L’hypothèse d’une renonciation tacite n’est donc écartée mais ce sont surtout les éléments qui permettent de caractériser cette dernière qui constitue l’apport de l’arrêt. Au demeurant, comme Renaud Mortier, il faut estimer que le terme de renonciation implicite serait plus adapté (R. Mortier, note ss ; cass. com. 12 mars 2025, Droit des sociétés n° 6, Juin 2025, comm. 62). Cette fois, la Cour précise que la renonciation tacite doit résulter d’un comportement sans équivoque tout en ajoutant que ce comportement doit être incompatible avec le maintien du droit du conjoint de se voir reconnaître la qualité d’associé. Il s’agirait donc des deux éléments à caractériser pour caractériser une renonciation tacite à partir d’éléments factuels. Comme on pouvait l’imaginer, ce n’est ni l’écoulement du temps ni l’inertie de l’époux non associé qui peuvent permettre d’établir une telle renonciation. La renonciation tacite ne se présume pas et doit donc être prouvée ce qui devrait la rendre exceptionnelle. Il en va finalement de la protection des droits que l’article 1832-2 du Code civil accorde au conjoint de l’associé. Une solution inverse rendrait finalement

Qui plus est, l’arrêt est éclairant en reprenant les circonstances factuelles relevées par la Cour d’appel aixoise afin d’écarter la renonciation tacite et de faire droit à la revendication valablement exercée par le conjoint non associé. Il permet de souligner que cette reconnaissance – qui relève de l’appréciation souveraine des juges du fond – devrait être exceptionnelle. Il est ainsi souligné que « le fait, pour M. [N] et Mme [B], d’avoir constitué, de manière concomitante, deux sociétés distinctes dont chaque époux était associé à concurrence de 50 %, sans que l’autre n’ait de participation, et la gouvernance de ces sociétés, est insuffisant à démontrer une renonciation sans équivoque, à la qualité d’associé, de chacun des époux au sein de la société constituée par son conjoint ».

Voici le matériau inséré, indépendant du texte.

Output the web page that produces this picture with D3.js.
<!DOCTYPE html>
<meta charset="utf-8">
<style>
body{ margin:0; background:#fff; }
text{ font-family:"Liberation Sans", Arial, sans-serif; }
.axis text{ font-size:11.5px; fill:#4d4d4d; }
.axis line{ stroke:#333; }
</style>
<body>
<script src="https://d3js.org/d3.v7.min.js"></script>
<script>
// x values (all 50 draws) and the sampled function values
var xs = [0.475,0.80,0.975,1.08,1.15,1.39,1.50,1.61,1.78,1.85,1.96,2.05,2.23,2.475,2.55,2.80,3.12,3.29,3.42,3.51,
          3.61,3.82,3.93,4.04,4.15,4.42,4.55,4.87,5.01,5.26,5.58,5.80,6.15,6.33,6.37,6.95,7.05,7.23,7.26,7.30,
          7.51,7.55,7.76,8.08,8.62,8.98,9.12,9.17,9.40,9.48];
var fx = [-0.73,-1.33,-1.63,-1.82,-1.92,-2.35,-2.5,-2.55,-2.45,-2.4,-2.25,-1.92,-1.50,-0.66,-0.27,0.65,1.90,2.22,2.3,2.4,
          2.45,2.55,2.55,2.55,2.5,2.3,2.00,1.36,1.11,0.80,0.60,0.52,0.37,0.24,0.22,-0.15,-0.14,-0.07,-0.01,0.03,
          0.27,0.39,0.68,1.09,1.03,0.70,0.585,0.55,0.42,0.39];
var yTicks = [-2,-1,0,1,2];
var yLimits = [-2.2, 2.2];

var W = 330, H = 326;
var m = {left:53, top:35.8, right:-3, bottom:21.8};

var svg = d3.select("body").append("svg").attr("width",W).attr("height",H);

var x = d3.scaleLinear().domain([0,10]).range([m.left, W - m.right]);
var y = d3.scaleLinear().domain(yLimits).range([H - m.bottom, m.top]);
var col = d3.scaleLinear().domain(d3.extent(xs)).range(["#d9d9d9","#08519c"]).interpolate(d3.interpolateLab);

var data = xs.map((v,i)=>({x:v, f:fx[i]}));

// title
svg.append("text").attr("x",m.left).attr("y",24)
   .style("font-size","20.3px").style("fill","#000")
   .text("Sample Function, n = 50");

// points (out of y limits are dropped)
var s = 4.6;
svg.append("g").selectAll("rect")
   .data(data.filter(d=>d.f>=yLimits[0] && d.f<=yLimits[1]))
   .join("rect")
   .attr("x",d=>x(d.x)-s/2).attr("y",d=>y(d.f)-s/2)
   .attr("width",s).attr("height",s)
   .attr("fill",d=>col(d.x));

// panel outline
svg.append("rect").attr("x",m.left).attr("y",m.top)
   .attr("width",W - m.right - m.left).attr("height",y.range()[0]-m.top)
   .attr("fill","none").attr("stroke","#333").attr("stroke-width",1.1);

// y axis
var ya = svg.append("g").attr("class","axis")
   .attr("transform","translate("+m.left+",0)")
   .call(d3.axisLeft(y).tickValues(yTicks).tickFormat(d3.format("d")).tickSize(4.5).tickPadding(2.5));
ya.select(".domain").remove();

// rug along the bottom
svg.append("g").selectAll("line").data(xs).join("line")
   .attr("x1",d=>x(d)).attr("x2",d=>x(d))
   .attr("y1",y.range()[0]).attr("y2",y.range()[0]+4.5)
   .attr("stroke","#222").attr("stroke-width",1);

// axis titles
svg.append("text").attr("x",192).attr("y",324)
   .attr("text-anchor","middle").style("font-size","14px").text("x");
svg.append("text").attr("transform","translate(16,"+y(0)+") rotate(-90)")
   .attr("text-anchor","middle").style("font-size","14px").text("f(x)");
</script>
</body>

Cependant, une brèche semble ouverte afin de pouvoir établir une renonciation tacite puisque la Cour relève, dans le même temps, l’absence d’un accord familial quant à la création de structures indépendants. A contrario, un tel accord permettrait donc d’établir une renonciation tacite. Cependant, cet accord qui, certes caractériserait la renonciation, est-il véritablement tacite ? On peut en douter…

Enfin, la Cour de cassation relève « l’absence de toute clause d’agrément prévue aux statuts de la société Transports, susceptible de faire obstacle à la revendication de la qualité d’associé ». Cet élément paraît toutefois curieux pour ne pas dire inopérant. Il ne devrait, selon nous, guère permettre d’établir une renonciation tacite. En effet, la mise en place d’un agrément ne relève pas de la volonté du conjoint non associé puisqu’il est imposé par la loi ou les statuts.

Etablir la preuve d’une renonciation tacite au droit de revendiquer la qualité d’associé devrait donc être particulièrement difficile. Il est recommandé de procéder par écrit de manière la plus explicite possible et le plus tôt possible pour éviter un contentieux intempestif et qui plus est fastidieux sur le plan probatoire.